§ **Collected data entries**:
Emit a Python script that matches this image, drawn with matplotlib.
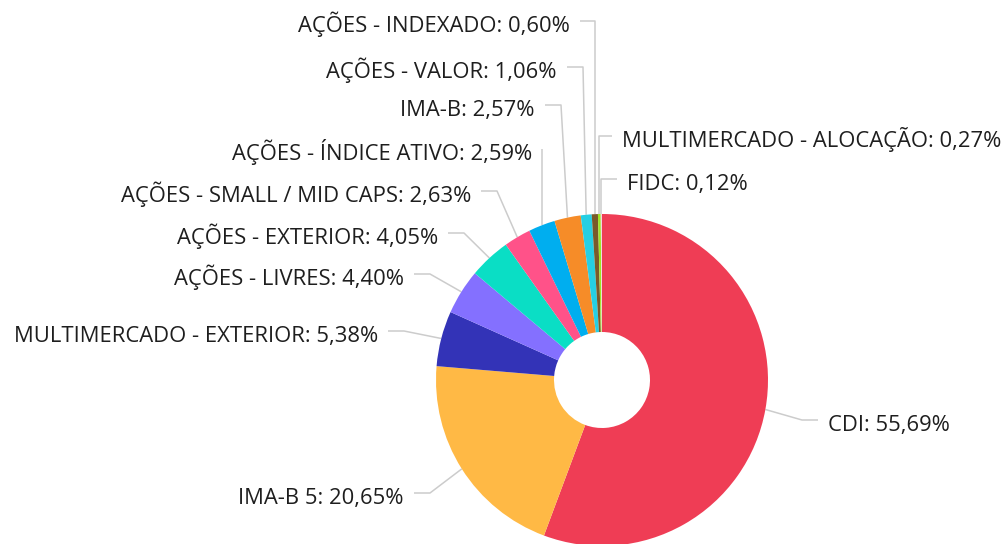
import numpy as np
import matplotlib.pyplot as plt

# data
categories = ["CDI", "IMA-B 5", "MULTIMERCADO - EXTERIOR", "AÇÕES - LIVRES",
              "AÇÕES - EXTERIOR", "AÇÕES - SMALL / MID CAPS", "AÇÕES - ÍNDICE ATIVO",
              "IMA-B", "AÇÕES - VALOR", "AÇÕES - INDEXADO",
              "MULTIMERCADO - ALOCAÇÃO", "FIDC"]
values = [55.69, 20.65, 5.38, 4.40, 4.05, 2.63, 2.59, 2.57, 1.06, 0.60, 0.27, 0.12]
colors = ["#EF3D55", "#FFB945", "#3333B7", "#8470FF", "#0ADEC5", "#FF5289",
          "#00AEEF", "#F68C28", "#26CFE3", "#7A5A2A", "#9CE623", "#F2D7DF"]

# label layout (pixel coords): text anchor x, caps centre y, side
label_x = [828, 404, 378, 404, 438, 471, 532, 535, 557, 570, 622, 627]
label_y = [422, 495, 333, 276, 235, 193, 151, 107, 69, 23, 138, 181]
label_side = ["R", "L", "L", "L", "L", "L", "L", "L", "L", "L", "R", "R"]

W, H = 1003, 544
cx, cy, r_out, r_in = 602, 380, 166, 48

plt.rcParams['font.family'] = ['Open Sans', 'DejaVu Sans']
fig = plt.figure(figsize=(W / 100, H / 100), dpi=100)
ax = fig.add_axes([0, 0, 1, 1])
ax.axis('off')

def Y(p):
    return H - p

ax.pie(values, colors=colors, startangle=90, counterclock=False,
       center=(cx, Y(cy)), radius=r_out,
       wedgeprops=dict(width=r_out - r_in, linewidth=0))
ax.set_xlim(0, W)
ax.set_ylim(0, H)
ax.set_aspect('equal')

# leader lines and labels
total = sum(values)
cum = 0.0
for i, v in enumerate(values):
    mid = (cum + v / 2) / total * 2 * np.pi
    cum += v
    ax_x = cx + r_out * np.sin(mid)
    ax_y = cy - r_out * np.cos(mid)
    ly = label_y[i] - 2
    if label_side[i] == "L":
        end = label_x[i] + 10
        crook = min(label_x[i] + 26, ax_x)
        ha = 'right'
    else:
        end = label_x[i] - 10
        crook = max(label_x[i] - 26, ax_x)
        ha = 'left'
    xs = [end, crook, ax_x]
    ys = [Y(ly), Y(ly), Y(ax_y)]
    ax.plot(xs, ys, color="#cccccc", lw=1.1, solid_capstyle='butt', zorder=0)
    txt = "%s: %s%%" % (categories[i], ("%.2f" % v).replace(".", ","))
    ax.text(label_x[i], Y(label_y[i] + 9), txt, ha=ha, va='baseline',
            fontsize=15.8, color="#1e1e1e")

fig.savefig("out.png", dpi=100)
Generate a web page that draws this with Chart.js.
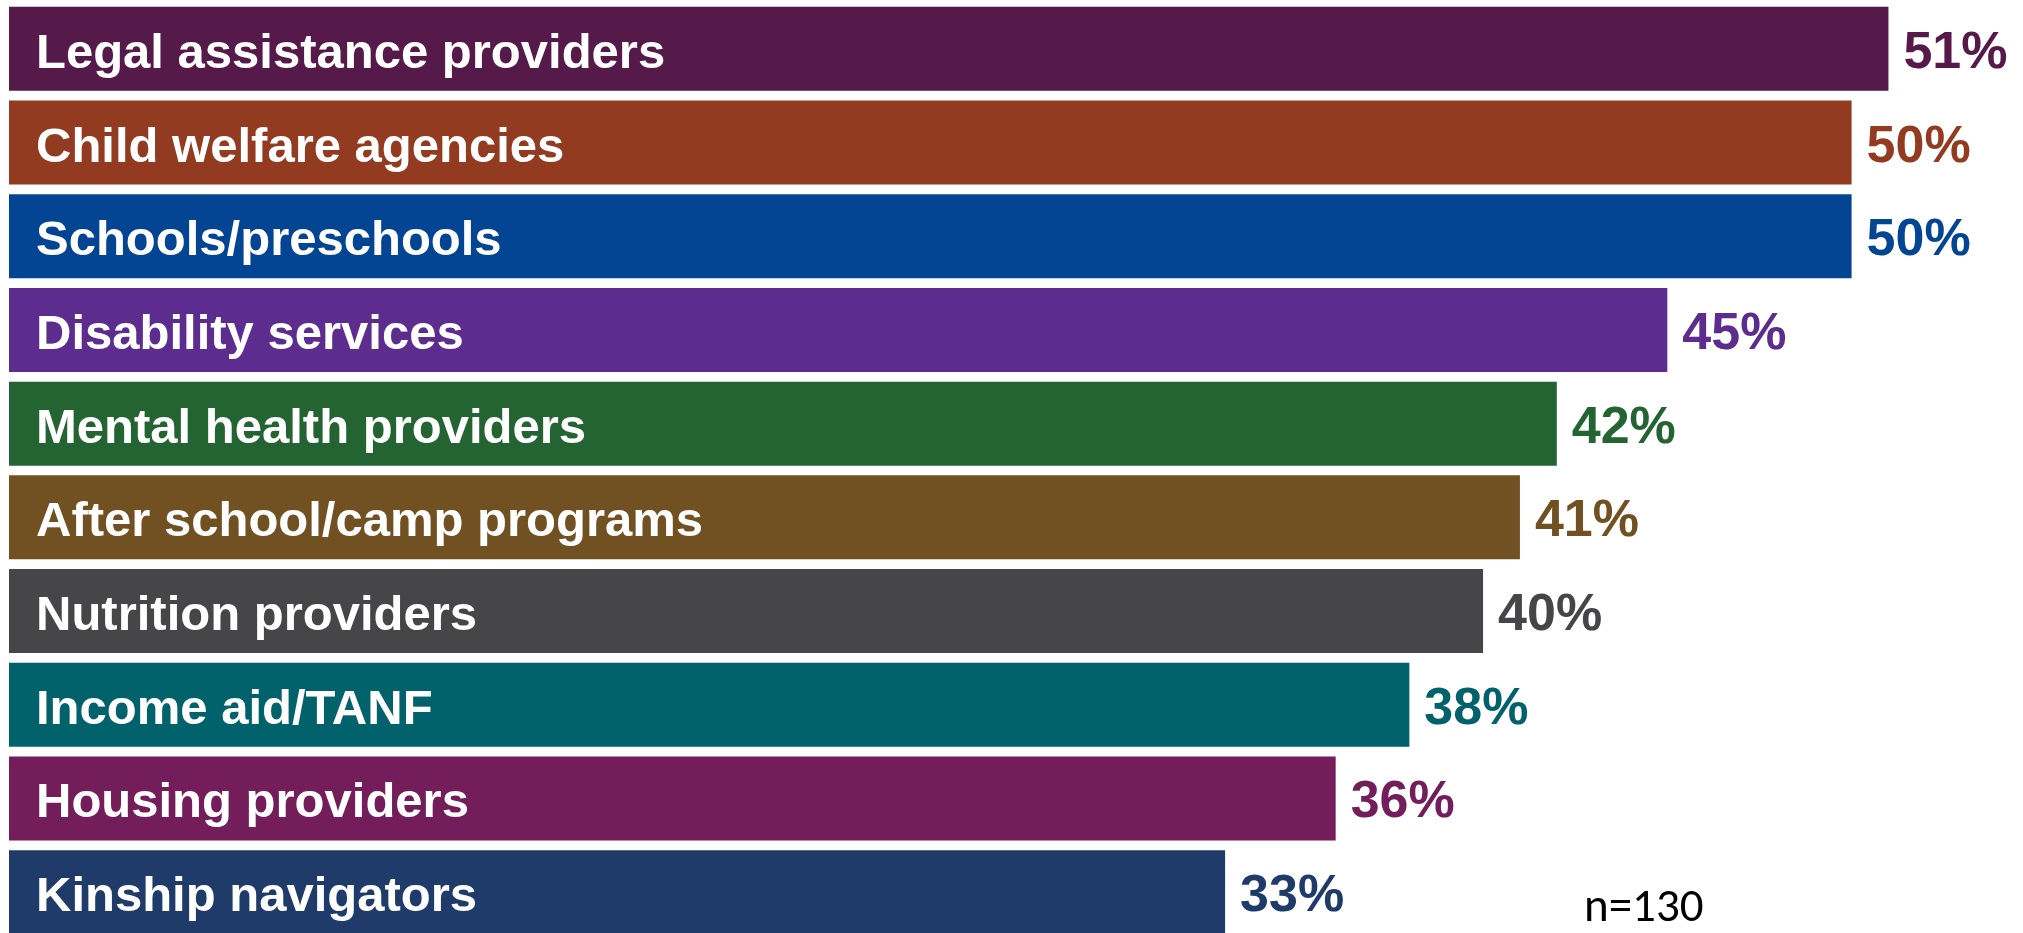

§ **TASK STATEMENT**:
Print the records word for word and exclude any picture they hold.

§ **TASK OUTPUT**:
Emit a Python script that matches this image, drawn with matplotlib.
import numpy as np
import matplotlib.pyplot as plt

# data
categories = ["CDI", "IMA-B 5", "MULTIMERCADO - EXTERIOR", "AÇÕES - LIVRES",
              "AÇÕES - EXTERIOR", "AÇÕES - SMALL / MID CAPS", "AÇÕES - ÍNDICE ATIVO",
              "IMA-B", "AÇÕES - VALOR", "AÇÕES - INDEXADO",
              "MULTIMERCADO - ALOCAÇÃO", "FIDC"]
values = [55.69, 20.65, 5.38, 4.40, 4.05, 2.63, 2.59, 2.57, 1.06, 0.60, 0.27, 0.12]
colors = ["#EF3D55", "#FFB945", "#3333B7", "#8470FF", "#0ADEC5", "#FF5289",
          "#00AEEF", "#F68C28", "#26CFE3", "#7A5A2A", "#9CE623", "#F2D7DF"]

# label layout (pixel coords): text anchor x, caps centre y, side
label_x = [828, 404, 378, 404, 438, 471, 532, 535, 557, 570, 622, 627]
label_y = [422, 495, 333, 276, 235, 193, 151, 107, 69, 23, 138, 181]
label_side = ["R", "L", "L", "L", "L", "L", "L", "L", "L", "L", "R", "R"]

W, H = 1003, 544
cx, cy, r_out, r_in = 602, 380, 166, 48

plt.rcParams['font.family'] = ['Open Sans', 'DejaVu Sans']
fig = plt.figure(figsize=(W / 100, H / 100), dpi=100)
ax = fig.add_axes([0, 0, 1, 1])
ax.axis('off')

def Y(p):
    return H - p

ax.pie(values, colors=colors, startangle=90, counterclock=False,
       center=(cx, Y(cy)), radius=r_out,
       wedgeprops=dict(width=r_out - r_in, linewidth=0))
ax.set_xlim(0, W)
ax.set_ylim(0, H)
ax.set_aspect('equal')

# leader lines and labels
total = sum(values)
cum = 0.0
for i, v in enumerate(values):
    mid = (cum + v / 2) / total * 2 * np.pi
    cum += v
    ax_x = cx + r_out * np.sin(mid)
    ax_y = cy - r_out * np.cos(mid)
    ly = label_y[i] - 2
    if label_side[i] == "L":
        end = label_x[i] + 10
        crook = min(label_x[i] + 26, ax_x)
        ha = 'right'
    else:
        end = label_x[i] - 10
        crook = max(label_x[i] - 26, ax_x)
        ha = 'left'
    xs = [end, crook, ax_x]
    ys = [Y(ly), Y(ly), Y(ax_y)]
    ax.plot(xs, ys, color="#cccccc", lw=1.1, solid_capstyle='butt', zorder=0)
    txt = "%s: %s%%" % (categories[i], ("%.2f" % v).replace(".", ","))
    ax.text(label_x[i], Y(label_y[i] + 9), txt, ha=ha, va='baseline',
            fontsize=15.8, color="#1e1e1e")

fig.savefig("out.png", dpi=100)
Generate a web page that draws this with Chart.js.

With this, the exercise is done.